While the AKS platform includes the building blocks for confidential containers, customers can build or integrate their own attestation services on top. For instance:

Azure Attestation Service: Microsoft provides an attestation service that can verify the SEV-SNP attestation report from the child VM, confirm the TCB, measure the Kata UVM image, and then securely release keys.
Generic Attestation Clients: You can also bring your own attestation logic. The AMD SEV-SNP signed attestation report can be validated by any verifying service that trusts the AMD root of trust.

Container Image Snapshotter Considerations

In the baseline Confidential Containers stack, container images are often fetched inside the Utility VM. This can increase resource utilization, bloat the TCB, and limit performance. To address these issues, we use the Tardev-Snapshotter, which:

Fetches encrypted/signed container images on the container host (outside the TEE).
Device Mapping + dm-verity: Each layer is presented to the child VM as a read-only virtio block device. The Kata Agent verifies integrity using dm-verity. The root hashes of these layers are included in the policy, ensuring they become part of the measurement.
Mount via tarfs: Inside the child VM, the agent uses a custom tarfs kernel module to mount these block devices as file systems. This approach keeps the TCB minimal and prevents the overhead of pulling large images inside each child VM.

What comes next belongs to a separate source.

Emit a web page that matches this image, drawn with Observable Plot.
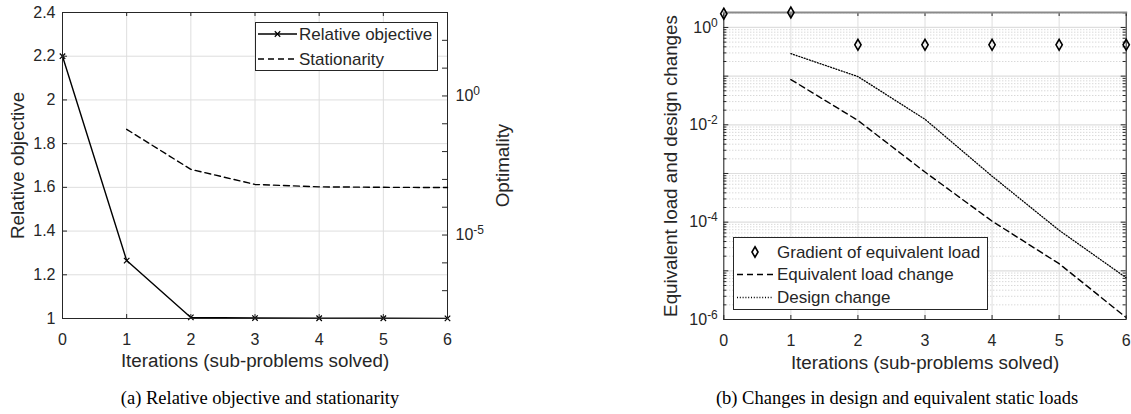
<!DOCTYPE html>
<html>
<head>
<meta charset="utf-8">
<script src="https://cdn.jsdelivr.net/npm/d3@7"></script>
<script src="https://cdn.jsdelivr.net/npm/@observablehq/plot@0.6"></script>
<style>
  html, body { margin: 0; padding: 0; background: #fff; }
  #wrap { position: relative; width: 1131px; height: 414px; overflow: hidden; background: #fff; }
  .layer { position: absolute; }
  .caption { position: absolute; font-family: "Liberation Serif", "Times New Roman", serif; font-size: 18.5px; line-height: 1; color: #000; white-space: nowrap; transform: translateX(-50%); }
</style>
</head>
<body>
<div id="wrap"></div>
<script>
// ---------------- DATA ----------------
const iterations = [0, 1, 2, 3, 4, 5, 6];
const relativeObjective = [2.2, 1.265, 1.005, 1.002, 1.001, 1.001, 1.0005];
const stationarityIters = [1, 2, 3, 4, 5, 6];
const stationarity = [0.063, 0.0023, 6.6e-4, 5.4e-4, 5.2e-4, 5.1e-4];
const relObjTicks = [1, 1.2, 1.4, 1.6, 1.8, 2, 2.2, 2.4];
const optimalityDecades = [-8, -7, -6, -5, -4, -3, -2, -1, 0, 1, 2, 3];
const optimalityLabelDecades = [0, -5];

const gradientEqLoad = [1.92, 2.03, 0.44, 0.44, 0.44, 0.44, 0.44];
const changeIters = [1, 2, 3, 4, 5, 6];
const eqLoadChange = [0.085, 0.0123, 1.07e-3, 1.05e-4, 1.4e-5, 1.1e-6];
const designChange = [0.29, 0.098, 0.013, 8.8e-4, 6.8e-5, 7.2e-6];
const changeDecades = [-6, -5, -4, -3, -2, -1, 0];
const changeLabelDecades = [0, -2, -4, -6];

const xLabel = "Iterations (sub-problems solved)";
const captionA = "(a) Relative objective and stationarity";
const captionB = "(b) Changes in design and equivalent static loads";

// ---------------- STYLE ----------------
const FONT = "'Liberation Sans', Arial, Helvetica, sans-serif";
const AX = "#262626";
const GRID = "#dedede";
const MINOR = "#c8c8c8";
const DASH = "6,4";
const DOT = "1,1.8";
const TICK_FS = 16, LABEL_FS = 18.8, LEG_FS = 17;

const wrap = document.getElementById("wrap");

function superscriptify(svg) {
  d3.select(svg).selectAll("text").each(function () {
    const t = this.textContent;
    const m = /^10\^(-?\d+)$/.exec(t);
    if (!m) return;
    const sel = d3.select(this);
    sel.text("10");
    sel.append("tspan").attr("dy", "-0.5em").attr("font-size", "0.75em").text(m[1]);
  });
}
function place(el, left, top) {
  el.classList.add("layer");
  el.style.left = left + "px";
  el.style.top = top + "px";
  wrap.appendChild(el);
}

const xTicks = iterations;
const baseStyle = { fontFamily: FONT, fontSize: TICK_FS + "px", overflow: "visible", background: "transparent", color: "#262626" };

// ---------------- PANEL (a) ----------------
const W1 = 560, H1 = 380, mL1 = 62, mR1 = 113, mT1 = 12, mB1 = 62;
const pw1 = W1 - mL1 - mR1, ph1 = H1 - mT1 - mB1;
const relData = iterations.map((it, i) => ({ iter: it, value: relativeObjective[i] }));
const statData = stationarityIters.map((it, i) => ({ iter: it, value: stationarity[i] }));

const panelA = Plot.plot({
  width: W1, height: H1, marginLeft: mL1, marginRight: mR1, marginTop: mT1, marginBottom: mB1,
  style: baseStyle,
  x: { domain: [0, 6] },
  y: { domain: [1, 2.4] },
  marks: [
    Plot.ruleX(xTicks, { x: d => d, stroke: GRID, strokeWidth: 1 }),
    Plot.ruleY(relObjTicks, { y: d => d, stroke: GRID, strokeWidth: 1 }),
    Plot.line(relData, { x: "iter", y: "value", stroke: "black", strokeWidth: 1.4 }),
    Plot.dot(relData, { x: "iter", y: "value", symbol: "times", r: 2.6, stroke: "black", strokeWidth: 1.2 }),
    Plot.tickY(relObjTicks, { y: d => d, insetRight: pw1 - 5, stroke: AX }),
    Plot.tickX(xTicks, { x: d => d, insetTop: ph1 - 4, stroke: AX }),
    Plot.tickX(xTicks, { x: d => d, insetBottom: ph1 - 4, stroke: AX }),
    Plot.frame({ stroke: AX, strokeWidth: 1 }),
    Plot.axisX(xTicks, { tickSize: 0, tickPadding: 15, label: null, tickFormat: d => String(d), fontSize: TICK_FS, fill: AX }),
    Plot.axisY(relObjTicks, { tickSize: 0, tickPadding: 7, label: null, tickFormat: d => String(d), fontSize: TICK_FS, fill: AX }),
    Plot.text([xLabel], { frameAnchor: "bottom", dy: 48, fontSize: LABEL_FS, fill: AX }),
    Plot.text(["Relative objective"], { frameAnchor: "left", textAnchor: "middle", dx: -45, rotate: -90, fontSize: LABEL_FS, fill: AX })
  ]
});
place(panelA, 0, 0);

const panelAopt = Plot.plot({
  width: W1, height: H1, marginLeft: mL1, marginRight: mR1, marginTop: mT1, marginBottom: mB1,
  style: baseStyle,
  x: { domain: [0, 6], axis: null },
  y: { type: "log", domain: [1e-8, 1e3] },
  marks: [
    Plot.line(statData, { x: "iter", y: "value", stroke: "black", strokeWidth: 1.4, strokeDasharray: DASH }),
    Plot.tickY(optimalityDecades.map(k => Math.pow(10, k)), { y: d => d, insetLeft: pw1 - 5, stroke: AX }),
    Plot.axisY(optimalityLabelDecades.map(k => Math.pow(10, k)), {
      anchor: "right", tickSize: 0, tickPadding: 8, label: null, fontSize: TICK_FS, fill: AX,
      tickFormat: d => "10^" + Math.round(Math.log10(d))
    }),
    Plot.text(["Optimality"], { frameAnchor: "right", textAnchor: "middle", dx: 55, rotate: -90, fontSize: LABEL_FS, fill: AX })
  ]
});
superscriptify(panelAopt);
place(panelAopt, 0, 0);

// ---------------- PANEL (b) ----------------
const W2 = 571, H2 = 380, mL2 = 163.3, mR2 = 5.3, mT2 = 12, mB2 = 61;
const pw2 = W2 - mL2 - mR2, ph2 = H2 - mT2 - mB2;
const gradData = iterations.map((it, i) => ({ iter: it, value: gradientEqLoad[i] }));
const eqData = changeIters.map((it, i) => ({ iter: it, value: eqLoadChange[i] }));
const desData = changeIters.map((it, i) => ({ iter: it, value: designChange[i] }));
const majorVals = changeDecades.map(k => Math.pow(10, k));
const minorVals = [];
changeDecades.forEach(k => { for (let m = 2; m <= 9; m++) { const v = m * Math.pow(10, k); if (v <= 2.03) minorVals.push(v); } });

const panelB = Plot.plot({
  width: W2, height: H2, marginLeft: mL2, marginRight: mR2, marginTop: mT2, marginBottom: mB2,
  style: baseStyle,
  x: { domain: [0, 6] },
  y: { type: "log", domain: [1e-6, 2.03] },
  marks: [
    Plot.ruleY(minorVals, { y: d => d, stroke: MINOR, strokeWidth: 1, strokeDasharray: "1,2" }),
    Plot.ruleY(majorVals, { y: d => d, stroke: GRID, strokeWidth: 1.2 }),
    Plot.ruleX(xTicks, { x: d => d, stroke: GRID, strokeWidth: 1 }),
    Plot.line(eqData, { x: "iter", y: "value", stroke: "black", strokeWidth: 1.4, strokeDasharray: DASH }),
    Plot.line(desData, { x: "iter", y: "value", stroke: "black", strokeWidth: 1.3, strokeDasharray: DOT }),
    Plot.tickY(majorVals, { y: d => d, insetRight: pw2 - 5, stroke: AX }),
    Plot.tickY(minorVals, { y: d => d, insetRight: pw2 - 3, stroke: AX }),
    Plot.tickY(majorVals, { y: d => d, insetLeft: pw2 - 5, stroke: AX }),
    Plot.tickY(minorVals, { y: d => d, insetLeft: pw2 - 3, stroke: AX }),
    Plot.tickX(xTicks, { x: d => d, insetTop: ph2 - 4, stroke: AX }),
    Plot.tickX(xTicks, { x: d => d, insetBottom: ph2 - 4, stroke: AX }),
    Plot.frame({ stroke: AX, strokeWidth: 1 }),
    Plot.frame({ anchor: "top", stroke: "#8a8a8a", strokeWidth: 2 }),
    Plot.dot(gradData, { x: "iter", y: "value", symbol: "diamond", r: 3.3, stroke: "black", strokeWidth: 1.6, fill: "none" }),
    Plot.axisX(xTicks, { tickSize: 0, tickPadding: 15, label: null, tickFormat: d => String(d), fontSize: TICK_FS, fill: AX }),
    Plot.axisY(changeLabelDecades.map(k => Math.pow(10, k)), {
      tickSize: 0, tickPadding: 6, label: null, fontSize: TICK_FS, fill: AX,
      tickFormat: d => "10^" + Math.round(Math.log10(d))
    }),
    Plot.text([xLabel], { frameAnchor: "bottom", dy: 49, fontSize: LABEL_FS, fill: AX }),
    Plot.text(["Equivalent load and design changes"], { frameAnchor: "left", textAnchor: "middle", dx: -53, rotate: -90, fontSize: LABEL_FS, fill: AX })
  ]
});
superscriptify(panelB);
place(panelB, 560, 0);

// ---------------- LEGENDS ----------------
function legend(w, h, rows) {
  const svg = d3.create("svg").attr("width", w).attr("height", h).style("overflow", "visible");
  svg.append("rect").attr("x", 0.5).attr("y", 0.5).attr("width", w - 1).attr("height", h - 1)
    .attr("fill", "white").attr("stroke", AX).attr("stroke-width", 1);
  rows.forEach(r => {
    const g = svg.append("g").attr("transform", `translate(0,${r.y})`);
    if (r.dash !== undefined) {
      g.append("line").attr("x1", r.x1).attr("x2", r.x2).attr("y1", 0).attr("y2", 0)
        .attr("stroke", "black").attr("stroke-width", r.sw || 1.4).attr("stroke-dasharray", r.dash || null);
    }
    if (r.symbol) {
      g.append("path").attr("d", d3.symbol(r.symbol, r.size)()).attr("transform", `translate(${r.mx},0)`)
        .attr("fill", "none").attr("stroke", "black").attr("stroke-width", r.msw || 1.2);
    }
    g.append("text").attr("x", r.tx).attr("y", 0).attr("dy", "0.35em")
      .attr("font-family", FONT).attr("font-size", LEG_FS).attr("fill", AX).text(r.label);
  });
  return svg.node();
}
const legA = legend(183, 49, [
  { y: 12, x1: 3, x2: 42, dash: "", symbol: d3.symbolTimes, size: 21, mx: 22.5, tx: 44, label: "Relative objective" },
  { y: 37, x1: 3, x2: 42, dash: DASH, tx: 44, label: "Stationarity" }
]);
place(legA, 255, 21.5);

const legB = legend(255, 73, [
  { y: 15, symbol: d3.symbolDiamond, size: 32, mx: 22, msw: 1.6, tx: 44, label: "Gradient of equivalent load" },
  { y: 37.5, x1: 4, x2: 40, dash: DASH, tx: 44, label: "Equivalent load change" },
  { y: 60.5, x1: 4, x2: 40, dash: DOT, sw: 1.3, tx: 44, label: "Design change" }
]);
place(legB, 732.5, 236.5);

// ---------------- CAPTIONS ----------------
function caption(text, cx, top) {
  const d = document.createElement("div");
  d.className = "caption";
  d.textContent = text;
  d.style.left = cx + "px";
  d.style.top = top + "px";
  wrap.appendChild(d);
}
caption(captionA, 260, 389);
caption(captionB, 897, 389);
</script>
</body>
</html>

The genpolicy tool downloads the container image layers for each container specified by the input Kubernetes pod manifest and calculates the dm-verity root hash value for each layer. This way, each mapped container image layer becomes part of the TCB measurement.

Policy Enforcement

Once the policy is loaded and trusted, all calls to the Kata agent’s ttrpc APIs are sent to OPA with the relevant inputs (e.g., container image, mounts, environment variables). If the rules allow it, the agent proceeds; if not, the agent blocks it.

Example: If your policy states that a container must not mount a writeable /sys directory, any attempt to do so will fail the OPA check and be rejected.

By coupling policy-based enforcement with a hardware-enforced TEE, you minimize the risk of someone tampering with the container settings or reading memory contents, even if they control the Kubernetes node or hypervisor.

Putting It All Together

By blending Kata Containers with Azure’s Confidential Containers on AKS, you gain:

Transparency and Auditability: The entire TCB for the nested confidential VM is open source and can be measured, reproduced, and attested.
Hardware-based Isolation: With AMD SEV-SNP, your workloads run in hardware-encrypted memory, beyond the reach of infrastructure administrators.
Granular Security Policies: The in-TEE policy enforcement ensures that only approved commands and configuration are allowed for each confidential pod.
Minimal TCB Through Snapshotting: Offloading container image pulls outside the TEE while verifying integrity via dm-verity reduces resource usage and lowers the attack surface.
Attestation for Trust: Workload owners verify the correct software stack is running before releasing secrets, ensuring end-to-end confidentiality.

This powerful combination of nested confidential virtualization on Azure, the Kata Containers runtime, and Open Policy Agent–based security policies helps ensure your containerized workloads remain confidential—even in a multi-tenant environment with untrusted hosts or operators.